** START DATA TO USE **
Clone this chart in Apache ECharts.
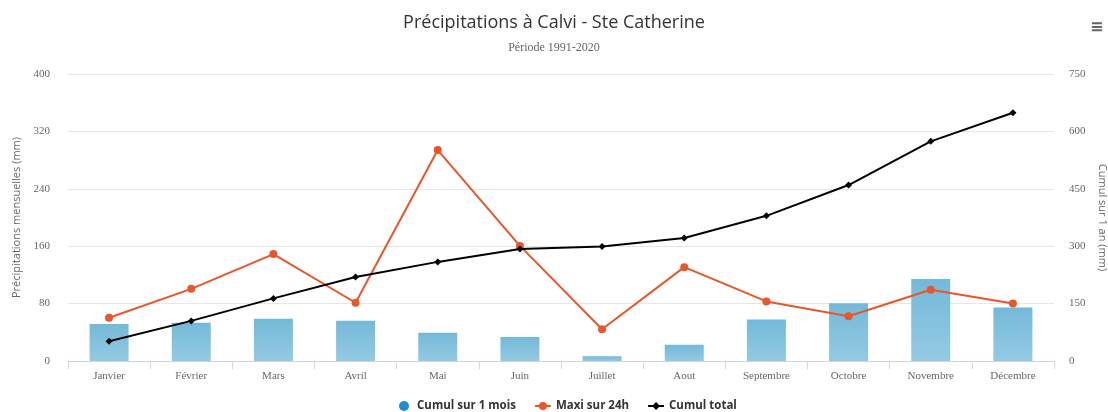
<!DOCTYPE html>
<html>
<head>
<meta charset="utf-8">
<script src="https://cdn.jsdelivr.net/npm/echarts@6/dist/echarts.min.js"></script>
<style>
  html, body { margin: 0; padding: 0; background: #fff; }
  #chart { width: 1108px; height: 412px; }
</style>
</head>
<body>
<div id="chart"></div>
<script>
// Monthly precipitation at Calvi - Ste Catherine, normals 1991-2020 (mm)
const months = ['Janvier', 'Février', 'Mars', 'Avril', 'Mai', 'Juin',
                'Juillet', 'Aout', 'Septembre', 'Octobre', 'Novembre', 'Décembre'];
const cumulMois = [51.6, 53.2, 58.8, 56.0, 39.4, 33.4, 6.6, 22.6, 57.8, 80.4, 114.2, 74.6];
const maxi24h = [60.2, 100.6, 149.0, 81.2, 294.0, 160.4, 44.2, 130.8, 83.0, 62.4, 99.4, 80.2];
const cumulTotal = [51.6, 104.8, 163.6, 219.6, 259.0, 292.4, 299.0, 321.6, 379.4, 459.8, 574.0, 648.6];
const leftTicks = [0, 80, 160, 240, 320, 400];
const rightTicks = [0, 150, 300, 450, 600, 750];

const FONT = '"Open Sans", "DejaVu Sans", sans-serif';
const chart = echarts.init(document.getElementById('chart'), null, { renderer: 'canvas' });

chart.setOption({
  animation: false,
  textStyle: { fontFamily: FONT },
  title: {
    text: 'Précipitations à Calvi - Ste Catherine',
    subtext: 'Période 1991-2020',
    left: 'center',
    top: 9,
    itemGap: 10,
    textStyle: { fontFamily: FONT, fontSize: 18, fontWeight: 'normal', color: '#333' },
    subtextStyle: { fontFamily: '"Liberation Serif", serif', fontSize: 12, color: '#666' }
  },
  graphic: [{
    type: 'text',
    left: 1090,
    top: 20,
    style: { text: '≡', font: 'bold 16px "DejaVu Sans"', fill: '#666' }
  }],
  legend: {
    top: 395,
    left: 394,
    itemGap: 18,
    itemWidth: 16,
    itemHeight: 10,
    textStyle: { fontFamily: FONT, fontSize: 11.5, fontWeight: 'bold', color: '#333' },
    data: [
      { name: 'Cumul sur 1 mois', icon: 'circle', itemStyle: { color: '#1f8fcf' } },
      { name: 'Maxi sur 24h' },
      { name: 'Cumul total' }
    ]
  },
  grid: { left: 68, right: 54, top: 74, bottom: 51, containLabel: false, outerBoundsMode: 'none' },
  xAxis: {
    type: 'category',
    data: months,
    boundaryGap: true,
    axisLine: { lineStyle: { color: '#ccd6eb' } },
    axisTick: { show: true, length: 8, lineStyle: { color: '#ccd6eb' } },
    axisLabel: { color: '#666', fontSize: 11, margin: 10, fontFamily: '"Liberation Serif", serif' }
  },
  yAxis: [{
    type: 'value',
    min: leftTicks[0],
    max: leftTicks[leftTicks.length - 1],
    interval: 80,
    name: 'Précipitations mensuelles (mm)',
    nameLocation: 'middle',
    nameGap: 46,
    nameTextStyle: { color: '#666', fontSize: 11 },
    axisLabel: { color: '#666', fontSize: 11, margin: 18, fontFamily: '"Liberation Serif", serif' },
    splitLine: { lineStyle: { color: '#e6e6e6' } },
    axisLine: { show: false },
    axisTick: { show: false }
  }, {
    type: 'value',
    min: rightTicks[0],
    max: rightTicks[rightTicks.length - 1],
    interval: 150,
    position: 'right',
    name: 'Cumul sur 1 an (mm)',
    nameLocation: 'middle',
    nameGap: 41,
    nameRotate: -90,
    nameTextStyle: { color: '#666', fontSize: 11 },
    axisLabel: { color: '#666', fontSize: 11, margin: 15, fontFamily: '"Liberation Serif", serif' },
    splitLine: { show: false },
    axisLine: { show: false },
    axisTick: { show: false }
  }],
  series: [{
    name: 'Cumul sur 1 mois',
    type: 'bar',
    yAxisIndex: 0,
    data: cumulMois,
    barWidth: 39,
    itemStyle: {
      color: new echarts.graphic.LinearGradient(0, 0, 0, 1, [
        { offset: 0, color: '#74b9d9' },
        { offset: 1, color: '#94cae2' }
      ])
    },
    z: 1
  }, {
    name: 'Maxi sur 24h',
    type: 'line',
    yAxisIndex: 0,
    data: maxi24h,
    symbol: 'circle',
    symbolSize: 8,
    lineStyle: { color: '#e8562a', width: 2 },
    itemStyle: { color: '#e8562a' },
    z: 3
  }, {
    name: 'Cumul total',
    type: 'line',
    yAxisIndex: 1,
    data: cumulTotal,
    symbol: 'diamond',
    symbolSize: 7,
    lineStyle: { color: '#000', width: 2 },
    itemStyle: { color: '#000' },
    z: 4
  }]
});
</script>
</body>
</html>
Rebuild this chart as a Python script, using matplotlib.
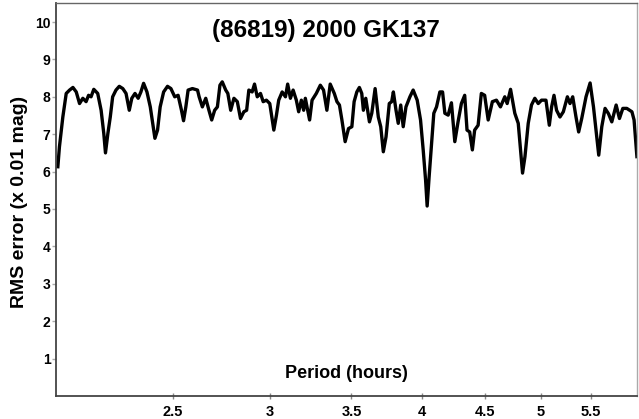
** END DATA TO USE **
## [TASK INSTRUCTIONS]
Print the entries above exactly, taking out only the pictures.

## [WRITTEN RESPONSE]
Clone this chart in Apache ECharts.
<!DOCTYPE html>
<html>
<head>
<meta charset="utf-8">
<script src="https://cdn.jsdelivr.net/npm/echarts@6/dist/echarts.min.js"></script>
<style>
  html, body { margin: 0; padding: 0; background: #fff; }
  #chart { width: 1108px; height: 412px; }
</style>
</head>
<body>
<div id="chart"></div>
<script>
// Monthly precipitation at Calvi - Ste Catherine, normals 1991-2020 (mm)
const months = ['Janvier', 'Février', 'Mars', 'Avril', 'Mai', 'Juin',
                'Juillet', 'Aout', 'Septembre', 'Octobre', 'Novembre', 'Décembre'];
const cumulMois = [51.6, 53.2, 58.8, 56.0, 39.4, 33.4, 6.6, 22.6, 57.8, 80.4, 114.2, 74.6];
const maxi24h = [60.2, 100.6, 149.0, 81.2, 294.0, 160.4, 44.2, 130.8, 83.0, 62.4, 99.4, 80.2];
const cumulTotal = [51.6, 104.8, 163.6, 219.6, 259.0, 292.4, 299.0, 321.6, 379.4, 459.8, 574.0, 648.6];
const leftTicks = [0, 80, 160, 240, 320, 400];
const rightTicks = [0, 150, 300, 450, 600, 750];

const FONT = '"Open Sans", "DejaVu Sans", sans-serif';
const chart = echarts.init(document.getElementById('chart'), null, { renderer: 'canvas' });

chart.setOption({
  animation: false,
  textStyle: { fontFamily: FONT },
  title: {
    text: 'Précipitations à Calvi - Ste Catherine',
    subtext: 'Période 1991-2020',
    left: 'center',
    top: 9,
    itemGap: 10,
    textStyle: { fontFamily: FONT, fontSize: 18, fontWeight: 'normal', color: '#333' },
    subtextStyle: { fontFamily: '"Liberation Serif", serif', fontSize: 12, color: '#666' }
  },
  graphic: [{
    type: 'text',
    left: 1090,
    top: 20,
    style: { text: '≡', font: 'bold 16px "DejaVu Sans"', fill: '#666' }
  }],
  legend: {
    top: 395,
    left: 394,
    itemGap: 18,
    itemWidth: 16,
    itemHeight: 10,
    textStyle: { fontFamily: FONT, fontSize: 11.5, fontWeight: 'bold', color: '#333' },
    data: [
      { name: 'Cumul sur 1 mois', icon: 'circle', itemStyle: { color: '#1f8fcf' } },
      { name: 'Maxi sur 24h' },
      { name: 'Cumul total' }
    ]
  },
  grid: { left: 68, right: 54, top: 74, bottom: 51, containLabel: false, outerBoundsMode: 'none' },
  xAxis: {
    type: 'category',
    data: months,
    boundaryGap: true,
    axisLine: { lineStyle: { color: '#ccd6eb' } },
    axisTick: { show: true, length: 8, lineStyle: { color: '#ccd6eb' } },
    axisLabel: { color: '#666', fontSize: 11, margin: 10, fontFamily: '"Liberation Serif", serif' }
  },
  yAxis: [{
    type: 'value',
    min: leftTicks[0],
    max: leftTicks[leftTicks.length - 1],
    interval: 80,
    name: 'Précipitations mensuelles (mm)',
    nameLocation: 'middle',
    nameGap: 46,
    nameTextStyle: { color: '#666', fontSize: 11 },
    axisLabel: { color: '#666', fontSize: 11, margin: 18, fontFamily: '"Liberation Serif", serif' },
    splitLine: { lineStyle: { color: '#e6e6e6' } },
    axisLine: { show: false },
    axisTick: { show: false }
  }, {
    type: 'value',
    min: rightTicks[0],
    max: rightTicks[rightTicks.length - 1],
    interval: 150,
    position: 'right',
    name: 'Cumul sur 1 an (mm)',
    nameLocation: 'middle',
    nameGap: 41,
    nameRotate: -90,
    nameTextStyle: { color: '#666', fontSize: 11 },
    axisLabel: { color: '#666', fontSize: 11, margin: 15, fontFamily: '"Liberation Serif", serif' },
    splitLine: { show: false },
    axisLine: { show: false },
    axisTick: { show: false }
  }],
  series: [{
    name: 'Cumul sur 1 mois',
    type: 'bar',
    yAxisIndex: 0,
    data: cumulMois,
    barWidth: 39,
    itemStyle: {
      color: new echarts.graphic.LinearGradient(0, 0, 0, 1, [
        { offset: 0, color: '#74b9d9' },
        { offset: 1, color: '#94cae2' }
      ])
    },
    z: 1
  }, {
    name: 'Maxi sur 24h',
    type: 'line',
    yAxisIndex: 0,
    data: maxi24h,
    symbol: 'circle',
    symbolSize: 8,
    lineStyle: { color: '#e8562a', width: 2 },
    itemStyle: { color: '#e8562a' },
    z: 3
  }, {
    name: 'Cumul total',
    type: 'line',
    yAxisIndex: 1,
    data: cumulTotal,
    symbol: 'diamond',
    symbolSize: 7,
    lineStyle: { color: '#000', width: 2 },
    itemStyle: { color: '#000' },
    z: 4
  }]
});
</script>
</body>
</html>
Rebuild this chart as a Python script, using matplotlib.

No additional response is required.